I see its possible to convert multiple 32-bit ints to float in 1 SIMD instruction using vcvt.s32.f32. However how do I convert a set of 4 S16s to 4 S32s? I assume it has something to do with the VUZP instruction but I cannot figure out how...
Equally I see that its possible to use VCVT.s16.f32 to convert 1 16-bit to a float at a time but while this is helpful it seems very wasteful not to be able to do it using SIMD.
I've written assembler on many different platforms over the years but I find the ARM documentation completely unfathomable for some reason.
As such any help would be HUGELY appreciated.
Also is there any way to get the throughput and latency figures for the NEON unit?
Thanks in advance!
Upvotes: 2
Views: 3148
Reputation: 6354
why use vaddl wasting cycles initializing a valuable register with 0?
vmovl.s16 q0, d1
then convert q0
that will do.
My question is :
PS : strange, I think ARM's PDF to be the best around.
Upvotes: 1
Reputation: 5655
If no other computation is to be done along with the conversion from 16bit integer to 32bit integer you can go for uint32x4_t = vmovl_u16 (uint16x4_t)
If any simple addition or multiplication etc is being performed before the conversion, you can combine them in a single instruction like int32x4_t = vmull_u16 (int16x4_t, int16x4_t) or int32x4_t = vaddl_u16 (int16x4_t, int16x4_t) etc and thus saving some amount of cycles.
Upvotes: 4
Reputation: 30480
Elaborating a small bit on my comment: you want to "widen" the 4 16-bit registers to 4 32-bit integers before converting to 4 32-bit floats.
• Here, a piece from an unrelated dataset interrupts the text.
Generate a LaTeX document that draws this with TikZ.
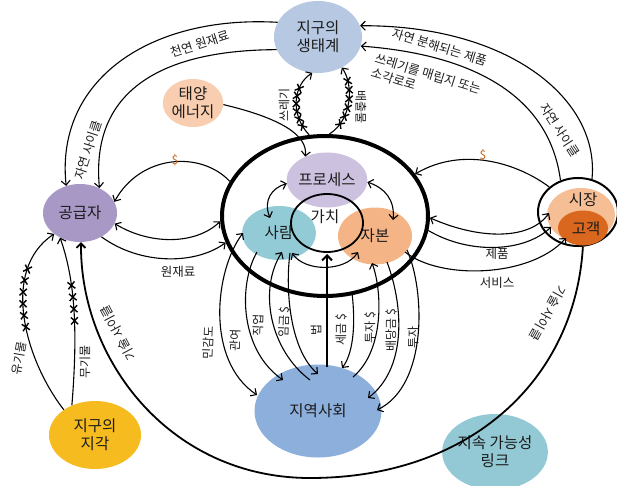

Looking at the instruction set I don't think there are any faster conversion paths, but I could easily be wrong.
The direct method is to use vaddl.s16
with a second operand of four zeros, but unless you're only doing conversion you can often combine the conversion with a previous operation. E.g. if you're multiplying two int16x4 registers you can use vmull.s16
to get 32-bit output directly rather than first multiplying and widening later (provided you're not depending on any truncating behavior).
Upvotes: 2